Just FYI, GSchnitzer replied to a question in the topic Doomsday Machine Question-What Does Decker Exclaim? over in the Star Trek TV Series > Star Trek - Original Series topic about how the shooting script describes the Constellation. Here's his reply:
GSchnitzer wrote: View Post
...There's not much there there we don't already know.

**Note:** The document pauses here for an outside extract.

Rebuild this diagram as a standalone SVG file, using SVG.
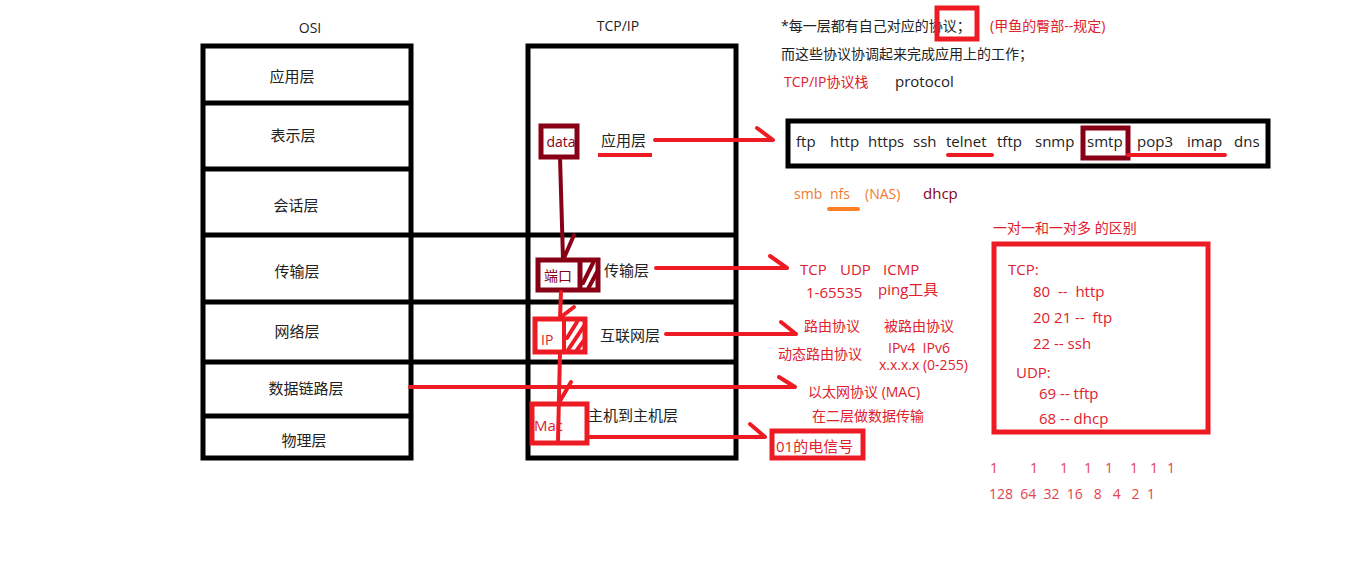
<svg xmlns="http://www.w3.org/2000/svg" width="1360" height="584" viewBox="0 0 1360 584">
<style>
text{font-family:"Open Sans","Noto Sans CJK SC",sans-serif;font-size:15px;fill:#222;dominant-baseline:central}
.c{text-anchor:middle}
.r{fill:#e0202c}
.dr{fill:#880015}
.o{fill:#f07a30}
.p{fill:#e2444e}
.bk{fill:none;stroke:#000;stroke-width:5}
.rl{fill:none;stroke:#ED1C24;stroke-width:4;stroke-linecap:round}
.rb{fill:none;stroke:#ED1C24;stroke-width:4}
.dl{fill:none;stroke:#880015;stroke-width:4;stroke-linecap:round}
.db{fill:none;stroke:#880015;stroke-width:5}
</style>
<rect width="1360" height="584" fill="#fff"/>

<g id="osi">
<text class="c" x="310" y="27" style="font-size:14px">OSI</text>
<rect class="bk" x="203" y="46" width="208" height="412"/>
<line class="bk" x1="203" y1="103" x2="411" y2="103"/>
<line class="bk" x1="203" y1="169" x2="411" y2="169"/>
<line class="bk" x1="203" y1="416" x2="411" y2="416"/>
<text class="c" x="292" y="76">应用层</text>
<text class="c" x="293" y="135">表示层</text>
<text class="c" x="296" y="205">会话层</text>
<text class="c" x="297" y="271">传输层</text>
<text class="c" x="297" y="331">网络层</text>
<text class="c" x="306" y="388">数据链路层</text>
<text class="c" x="304" y="440">物理层</text>
</g>

<g id="tcpip">
<text class="c" x="618" y="25" style="font-size:14px">TCP/IP</text>
<rect class="bk" x="528" y="46" width="208" height="412"/>
<line class="bk" x1="203" y1="235" x2="736" y2="235"/>
<line class="bk" x1="203" y1="302" x2="736" y2="302"/>
<line class="bk" x1="203" y1="362" x2="736" y2="362"/>
</g>

<g id="data">
<rect class="db" x="541" y="126" width="36" height="31" fill="#fff"/>
<text class="c dr" x="561" y="141" style="font-size:14px">data</text>
<text x="601" y="140">应用层</text>
<line x1="598" y1="155" x2="652" y2="155" stroke="#ED1C24" stroke-width="4"/>
</g>

<g id="port">
<rect class="db" x="538" y="260" width="60" height="30" fill="#fff"/>
<line class="db" x1="580" y1="260" x2="580" y2="290"/>
<line class="dl" x1="583" y1="283" x2="593" y2="263"/>
<line class="dl" x1="588" y1="289" x2="597" y2="272"/>
<text class="dr" x="544" y="275" style="font-size:14px">端口</text>
<text x="604" y="270">传输层</text>
</g>

<g id="ip">
<rect class="rb" x="535" y="319" width="50" height="33" fill="#fff" style="stroke-width:5"/>
<line class="rb" x1="564" y1="319" x2="564" y2="352"/>
<line class="rl" x1="567" y1="338" x2="577" y2="322"/>
<line class="rl" x1="568" y1="350" x2="584" y2="326"/>
<line class="rl" x1="577" y1="350" x2="585" y2="339"/>
<text class="r" x="541" y="339" style="font-size:14px">IP</text>
<text x="600" y="335">互联网层</text>
</g>

<g id="mac">
<rect class="rb" x="532" y="404" width="55" height="39" style="stroke-width:5"/>
<text class="r" x="534" y="425">Mac</text>
<text x="588" y="415">主机到主机层</text>
</g>

<g id="signal">
<rect class="rb" x="772" y="431" width="91" height="27" style="stroke-width:5"/>
<text class="r" x="776" y="446">01的电信号</text>
</g>

<g id="connectors">
<path class="dl" d="M560,157 L563,259 M574,235 L564,258"/>
<path class="rl" d="M561,292 L560,318 M574,307 L561,317"/>
<path class="rl" d="M560,352 L558,441 M571,382 L560,401"/>
<path class="rl" d="M655,140 L773,140 M757,128 L773,140"/>
<path class="rl" d="M656,268 L787,268 M770,256 L787,268"/>
<path class="rl" d="M666,334 L796,334 M781,322 L796,334"/>
<path class="rl" d="M410,387 L795,387 M779,377 L795,387"/>
<path class="rl" d="M588,437 L765,437 M750,424 L765,437"/>
</g>

<g id="notes">
<text x="781" y="25" style="font-size:14px">*每一层都有自己对应的协议；</text>
<rect class="rb" x="937" y="8" width="40" height="31" style="stroke-width:5"/>
<text class="r" x="990" y="25" style="font-size:14px">(甲鱼的臀部--规定)</text>
<text x="781" y="53" style="font-size:14px">而这些协议协调起来完成应用上的工作；</text>
<text class="r" x="784" y="81" style="font-size:14px">TCP/IP协议栈</text>
<text x="895" y="81">protocol</text>
</g>

<g id="protocols">
<rect class="bk" x="788" y="121" width="480" height="45"/>
<rect class="db" x="1083" y="128" width="45" height="30"/>
<line x1="948" y1="155" x2="992" y2="155" stroke="#ED1C24" stroke-width="4" stroke-linecap="round"/>
<line x1="1128" y1="155" x2="1225" y2="155" stroke="#ED1C24" stroke-width="4" stroke-linecap="round"/>
<text x="796" y="141">ftp</text>
<text x="830" y="141">http</text>
<text x="868" y="141">https</text>
<text x="913" y="141">ssh</text>
<text x="946" y="141">telnet</text>
<text x="997" y="141">tftp</text>
<text x="1035" y="141">snmp</text>
<text x="1087" y="141">smtp</text>
<text x="1137" y="141">pop3</text>
<text x="1187" y="141">imap</text>
<text x="1234" y="141">dns</text>
<text class="o" x="794" y="193" style="font-size:14px">smb</text>
<text class="o" x="830" y="193" style="font-size:14px">nfs</text>
<line x1="829" y1="209" x2="858" y2="209" stroke="#FF7F27" stroke-width="4" stroke-linecap="round"/>
<text class="o" x="865" y="193" style="font-size:14px">(NAS)</text>
<text class="dr" x="923" y="193">dhcp</text>
</g>

<g id="layer-notes">
<text class="r" x="800" y="269">TCP</text>
<text class="r" x="840" y="269">UDP</text>
<text class="r" x="883" y="269">ICMP</text>
<text class="r" x="806" y="292">1-65535</text>
<text class="r" x="878" y="289">ping工具</text>
<text class="r" x="804" y="325" style="font-size:14px">路由协议</text>
<text class="r" x="884" y="325" style="font-size:14px">被路由协议</text>
<text class="r" x="778" y="353" style="font-size:14px">动态路由协议</text>
<text class="r" x="888" y="347" style="font-size:14px" xml:space="preserve">IPv4  IPv6</text>
<text class="r" x="879" y="364" style="font-size:14px">x.x.x.x (0-255)</text>
<text class="r" x="808" y="391" style="font-size:14px">以太网协议 (MAC)</text>
<text class="r" x="812" y="415" style="font-size:14px">在二层做数据传输</text>
</g>

<g id="ports">
<text class="r" x="993" y="227" style="font-size:14px">一对一和一对多 的区别</text>
<rect class="rb" x="994" y="244" width="214" height="188" style="stroke-width:5"/>
<text class="r" x="1008" y="269">TCP:</text>
<text class="r" x="1033" y="291" xml:space="preserve">80  --  http</text>
<text class="r" x="1033" y="317" xml:space="preserve">20 21 --  ftp</text>
<text class="r" x="1033" y="343">22 -- ssh</text>
<text class="r" x="1016" y="372">UDP:</text>
<text class="r" x="1039" y="393">69 -- tftp</text>
<text class="r" x="1039" y="418">68 -- dhcp</text>
</g>

<g id="bits">
<text class="p" x="990" y="467" style="font-size:14px">1</text>
<text class="p" x="1030" y="467" style="font-size:14px">1</text>
<text class="p" x="1060" y="467" style="font-size:14px">1</text>
<text class="p" x="1084" y="467" style="font-size:14px">1</text>
<text class="p" x="1105" y="467" style="font-size:14px">1</text>
<text class="p" x="1130" y="467" style="font-size:14px">1</text>
<text class="p" x="1150" y="467" style="font-size:14px">1</text>
<text class="p" x="1167" y="467" style="font-size:14px">1</text>
<text class="p" x="989" y="493" style="font-size:14px" xml:space="preserve">128  64  32  16   8   4   2  1</text>
</g>
</svg>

"Scene 8 INT. ENTERPRISE BRIDGE - ON VIEWSCREEN

SHOOTING PAST Sulu on the left, holding part of naviga-
tor in the right. Showing an Enterprise-class starship
seen small at first, but growing in perspective as the
Enterprise approaches it, till it fills most of the
viewscreen. We see that it is the Constellation, sitting
dead in space, with several large, neat holes punched in
the warp-drive pods, obviously a derelict, She is canted
at an odd angle and looks somehow grotesque in her help-
lessness."

Other scenes have even less content. Here's Scene 11, when we return from the opening credits:

"FADE IN:
Scene 11 EXT. SPACE - FULL SHOT - CONSTELLATION

The wrecked Constellation floating dead in space, canted
to one side; the holes in the power nacelles are clearly
visible."

So it looks like the took an "Enterprise-class" starship model and poked some large holes in it and made it look obviously derelict. And script-wise, that's about all they had to work with.
Which pretty conclusively indicates that the ship was supposed to be the same class as the Enterprise, not some other model, despite the registry or the differences in the AMT kit.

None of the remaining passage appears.